⟨

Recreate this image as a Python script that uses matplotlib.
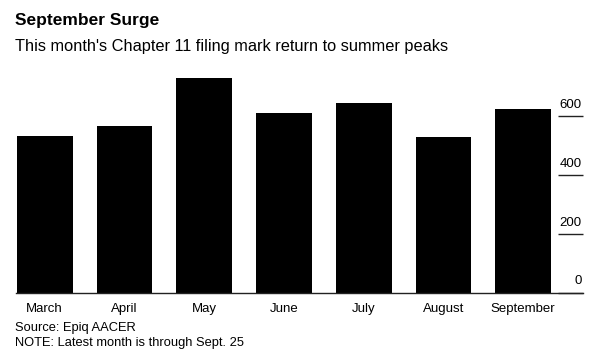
import matplotlib
matplotlib.use("Agg")
import matplotlib.pyplot as plt
import matplotlib.transforms as mtransforms

months = ["March", "April", "May", "June", "July", "August", "September"]
filings = [532, 567, 728, 611, 646, 530, 623]
yticks = [0, 200, 400, 600]

plt.rcParams['font.family'] = ['Liberation Sans', 'DejaVu Sans']

fig = plt.figure(figsize=(6, 3.6), dpi=100)
ax = fig.add_axes([16/600, 67/360, (583-16)/600, (288-67)/360])

x = list(range(len(months)))
ax.bar(x, filings, width=0.70, color="black", zorder=2)
ax.set_xlim(-0.36, 6.75)
ax.set_ylim(0, 750)

for s in ["top", "left", "right"]:
    ax.spines[s].set_visible(False)
ax.spines["bottom"].set_color("#222222")
ax.spines["bottom"].set_linewidth(1.0)

ax.set_xticks(x)
ax.set_xticklabels(months, fontsize=9.5)
ax.tick_params(axis="x", length=0, pad=7)

ax.yaxis.tick_right()
ax.set_yticks(yticks)
ax.set_yticklabels([])
ax.tick_params(axis="y", direction="in", length=18, width=1.0, color="#222222", right=True, left=False)

trans = mtransforms.blended_transform_factory(ax.transAxes, ax.transData)
for v in yticks:
    ax.annotate(str(v), xy=(1.0, v), xycoords=trans, xytext=(-1, 4),
                textcoords="offset points", ha="right", va="bottom", fontsize=9.5)

fig.text(15/600, 1 - 21/360, "September Surge", fontsize=12.5, fontweight="bold", va="center", ha="left")
fig.text(15/600, 1 - 46/360, "This month's Chapter 11 filing mark return to summer peaks", fontsize=11.8, va="center", ha="left")
fig.text(15/600, 1 - 328/360, "Source: Epiq AACER", fontsize=9.3, va="center", ha="left")
fig.text(15/600, 1 - 343/360, "NOTE: Latest month is through Sept. 25", fontsize=9.3, va="center", ha="left")

fig.savefig("out.png", dpi=100)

⟩

• [EXERCISE]:
Give an exact copy of the material, leaving out every picture.

• [FINAL ANSWER]:
Recreate this image as a Python script that uses matplotlib.
import matplotlib
matplotlib.use("Agg")
import matplotlib.pyplot as plt
import matplotlib.transforms as mtransforms

months = ["March", "April", "May", "June", "July", "August", "September"]
filings = [532, 567, 728, 611, 646, 530, 623]
yticks = [0, 200, 400, 600]

plt.rcParams['font.family'] = ['Liberation Sans', 'DejaVu Sans']

fig = plt.figure(figsize=(6, 3.6), dpi=100)
ax = fig.add_axes([16/600, 67/360, (583-16)/600, (288-67)/360])

x = list(range(len(months)))
ax.bar(x, filings, width=0.70, color="black", zorder=2)
ax.set_xlim(-0.36, 6.75)
ax.set_ylim(0, 750)

for s in ["top", "left", "right"]:
    ax.spines[s].set_visible(False)
ax.spines["bottom"].set_color("#222222")
ax.spines["bottom"].set_linewidth(1.0)

ax.set_xticks(x)
ax.set_xticklabels(months, fontsize=9.5)
ax.tick_params(axis="x", length=0, pad=7)

ax.yaxis.tick_right()
ax.set_yticks(yticks)
ax.set_yticklabels([])
ax.tick_params(axis="y", direction="in", length=18, width=1.0, color="#222222", right=True, left=False)

trans = mtransforms.blended_transform_factory(ax.transAxes, ax.transData)
for v in yticks:
    ax.annotate(str(v), xy=(1.0, v), xycoords=trans, xytext=(-1, 4),
                textcoords="offset points", ha="right", va="bottom", fontsize=9.5)

fig.text(15/600, 1 - 21/360, "September Surge", fontsize=12.5, fontweight="bold", va="center", ha="left")
fig.text(15/600, 1 - 46/360, "This month's Chapter 11 filing mark return to summer peaks", fontsize=11.8, va="center", ha="left")
fig.text(15/600, 1 - 328/360, "Source: Epiq AACER", fontsize=9.3, va="center", ha="left")
fig.text(15/600, 1 - 343/360, "NOTE: Latest month is through Sept. 25", fontsize=9.3, va="center", ha="left")

fig.savefig("out.png", dpi=100)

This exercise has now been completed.